Als Gerd mich aber vor einiger Zeit mit seiner Absicht konfrontierte, dass er unseren Brief- bzw. Mailwechsel öffentlich machen möchte, da fiel mir zuerst nur „Schnapsidee“ ein. Mir vorzustellen, dass unsere Korrespondenz irgendwen auch nur annähernd interessieren könnte, gelang mir nicht.
Dennoch wagte ich einen Versuch und bat einen Bekannten, unseren Gedankenaustausch einmal mit den Augen eines unbeteiligten Dritten zu betrachten. Sein Resultat überraschte mich, denn dieser Leser meinte, dass er die Lektüre nicht nur spannend, sondern sogar sehr spannend fände.
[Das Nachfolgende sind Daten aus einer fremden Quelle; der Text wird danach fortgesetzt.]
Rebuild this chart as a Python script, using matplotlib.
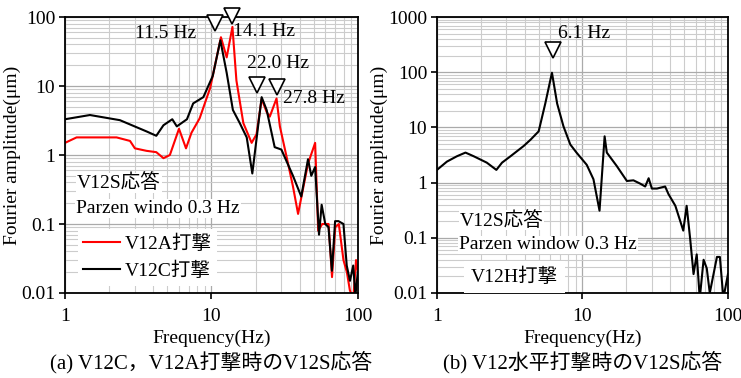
import matplotlib

matplotlib.use("Agg")
import matplotlib.pyplot as plt
import numpy as np

plt.rcParams.update(
    {
        "font.family": ["Liberation Serif", "Noto Sans CJK JP"],
        "font.size": 14,
        "axes.linewidth": 1.3,
        "xtick.direction": "out",
        "ytick.direction": "out",
        "xtick.major.size": 4,
        "ytick.major.size": 4,
        "xtick.minor.size": 0,
        "ytick.minor.size": 0,
    }
)

# ── (a) V12S response, V12C / V12A impacts ──────────────────────────────────
freq_a_red = [1.0, 1.2, 1.6, 2.25, 2.78, 3.0, 3.6, 4.2, 4.7, 5.2, 6.0, 6.7, 7.3,
              8.3, 9.8, 11.6, 12.7, 13.9, 14.8, 16.5, 18.8, 20.3, 22.0, 23.8,
              25.0, 27.8, 29.3, 32.6, 36.0, 39.0, 45.6, 51.0, 53.5, 57.0, 60.0,
              63.0, 66.5, 70.0, 74.0, 79.6, 84.0, 88.0, 92.8, 97.0, 100.0]
amp_a_red = [1.5, 1.8, 1.8, 1.8, 1.6, 1.25, 1.15, 1.1, 0.9, 1.0, 2.4, 1.25, 2.1,
             3.4, 9.4, 51, 26, 72, 12, 2.9, 1.5, 2.0, 6.5, 4.2, 3.6, 6.6, 2.6,
             0.93, 0.35, 0.14, 0.75, 1.5, 0.08, 0.1, 0.1, 0.1, 0.017, 0.09,
             0.1, 0.03, 0.02, 0.011, 0.008, 0.03, 0.02]

freq_a_blk = [1.0, 1.48, 2.37, 3.6, 4.2, 4.7, 5.4, 5.8, 6.8, 7.5, 8.8, 10.2,
              11.5, 12.7, 14.0, 15.6, 17.4, 19.0, 22.0, 23.8, 27.0, 30.0, 36.0,
              41.0, 45.6, 48.0, 51.0, 54.2, 56.5, 59.8, 62.9, 66.4, 69.8, 73.6,
              79.6, 83.8, 88.2, 92.8, 96.0, 99.7]
amp_a_blk = [3.3, 3.8, 3.2, 2.2, 1.9, 2.7, 3.3, 2.6, 3.3, 5.6, 6.9, 14, 46,
             15.5, 4.5, 2.9, 1.8, 0.54, 6.9, 4.5, 1.3, 1.2, 0.5, 0.25, 0.87,
             0.5, 0.67, 0.07, 0.19, 0.1, 0.09, 0.021, 0.11, 0.11, 0.1, 0.025,
             0.015, 0.025, 0.009, 0.02]

# ── (b) V12S response, V12H impact ──────────────────────────────────────────
freq_b = [1.0, 1.17, 1.37, 1.57, 1.79, 2.2, 2.56, 2.8, 3.2, 3.94, 4.4, 5.0,
          5.55, 6.17, 6.7, 7.4, 8.25, 9.1, 10.7, 11.9, 13.1, 14.2, 14.7, 17.2,
          20.2, 22.4, 24.9, 27.0, 28.5, 30.0, 32.5, 37.0, 39.0, 43.5, 49.3,
          52.0, 55.0, 58.0, 61.0, 64.0, 68.0, 71.5, 75.0, 84.0, 88.0, 93.0,
          100.0]
amp_b = [1.7, 2.4, 3.0, 3.5, 3.0, 2.3, 1.7, 2.3, 3.0, 4.6, 6.0, 8.5, 27, 98,
         27, 10.5, 4.9, 3.5, 2.1, 1.15, 0.31, 6.9, 3.5, 2.0, 1.07, 1.1, 0.96,
         0.85, 1.2, 0.78, 0.78, 0.85, 0.62, 0.38, 0.135, 0.38, 0.095, 0.022,
         0.05, 0.008, 0.04, 0.028, 0.01, 0.045, 0.045, 0.008, 0.022]


def style_axes(ax, ymin, ymax):
    ax.set_xscale("log")
    ax.set_yscale("log")
    ax.set_xlim(1, 100)
    ax.set_ylim(ymin, ymax)
    ax.grid(which="major", color="#aaaaaa", lw=0.9)
    ax.grid(which="minor", color="#cccccc", lw=0.8)
    ax.set_axisbelow(True)
    ax.set_xticks([1, 10, 100])
    ax.set_xticklabels(["1", "10", "100"])
    ticks = [10.0 ** k for k in range(int(np.log10(ymin)), int(np.log10(ymax)) + 1)]
    ax.set_yticks(ticks)
    ax.set_yticklabels([f"{t:g}" for t in ticks])
    ax.tick_params(labelsize=14, width=1.2, pad=3)
    ax.tick_params(axis="x", pad=7)
    ax.set_xlabel("Frequency(Hz)", fontsize=14, labelpad=3)
    ax.set_ylabel("Fourier amplitude(μm)", fontsize=14, labelpad=0)


fig = plt.figure(figsize=(7.41, 3.78), dpi=100)
ax1 = fig.add_axes([0.0877, 0.2249, 0.3954, 0.730])
ax2 = fig.add_axes([0.5897, 0.2249, 0.3927, 0.730])

style_axes(ax1, 0.01, 100)
l1, = ax1.plot(freq_a_red, amp_a_red, color="red", lw=1.5, label="V12A打撃")
l2, = ax1.plot(freq_a_blk, amp_a_blk, color="black", lw=1.5, label="V12C打撃")

tri = dict(marker="v", ms=11, mfc="white", mec="black", mew=1.2, ls="none",
           clip_on=False, zorder=5)
ax1.plot([10.6, 13.9, 20.4, 28.1], [82, 103, 10.3, 9.6], **tri)
ax1.text(0.239, 0.942, "11.5 Hz", transform=ax1.transAxes, va="center")
ax1.text(0.573, 0.947, "14.1 Hz", transform=ax1.transAxes, va="center")
ax1.text(0.620, 0.832, "22.0 Hz", transform=ax1.transAxes, va="center")
ax1.text(0.745, 0.705, "27.8 Hz", transform=ax1.transAxes, va="center")
box = dict(fc="white", ec="none", pad=0.5)
ax1.text(0.041, 0.399, "V12S応答", transform=ax1.transAxes, va="center", bbox=box)
ax1.text(0.038, 0.307, "Parzen windo 0.3 Hz", transform=ax1.transAxes,
         va="center", bbox=box)
leg = ax1.legend(handles=[l1, l2], loc="lower left", bbox_to_anchor=(0.01, -0.01),
                 frameon=True, fancybox=False, framealpha=1, edgecolor="none",
                 facecolor="white", fontsize=14, handlelength=1.9,
                 borderpad=0.3, labelspacing=0.45, handletextpad=0.2)

style_axes(ax2, 0.01, 1000)
ax2.plot(freq_b, amp_b, color="black", lw=1.5)
ax2.plot([6.27], [251], **tri)
ax2.text(0.417, 0.942, "6.1 Hz", transform=ax2.transAxes, va="center")
ax2.text(0.077, 0.264, "V12S応答", transform=ax2.transAxes, va="center", bbox=box)
ax2.text(0.076, 0.174, "Parzen window 0.3 Hz", transform=ax2.transAxes,
         va="center", bbox=box)
ax2.text(0.265, 0.059, "V12H打撃", transform=ax2.transAxes, va="center",
         ha="center", bbox=dict(fc="white", ec="none", pad=5))

fig.text(0.2855, 0.042, "(a) V12C，V12A打撃時のV12S応答", ha="center",
         va="center", fontsize=15)
fig.text(0.786, 0.042, "(b) V12水平打撃時のV12S応答", ha="center",
         va="center", fontsize=15)

fig.savefig("out.png", dpi=100)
Diese Qualifizierung machte mich in meinem abwertenden ersten Urteil wankelmütig und mir fiel Goethes Faust ein: „Greift nur hinein ins volle Menschenleben! Ein jeder lebt’s, nicht vielen ist’s bekannt, und wo Ihr’s packt, da ist’s interessant.“ Und so konnte ich mir Gerds „Schnapsidee“, unsere Korrespondenz öffentlich zu machen, als ein ernstes Anliegen zu eigen machen und einer Veröffentlichung mit voller Überzeugung zustimmen.
Und jetzt ist es da: Ein Packen Menschenleben, „(noch) nicht vielen ist’s bekannt“, einfach so herausgegriffen, darauf wartend von Ihnen liebe Leserin, lieber Leser als „interessant“ bewertet zu werden.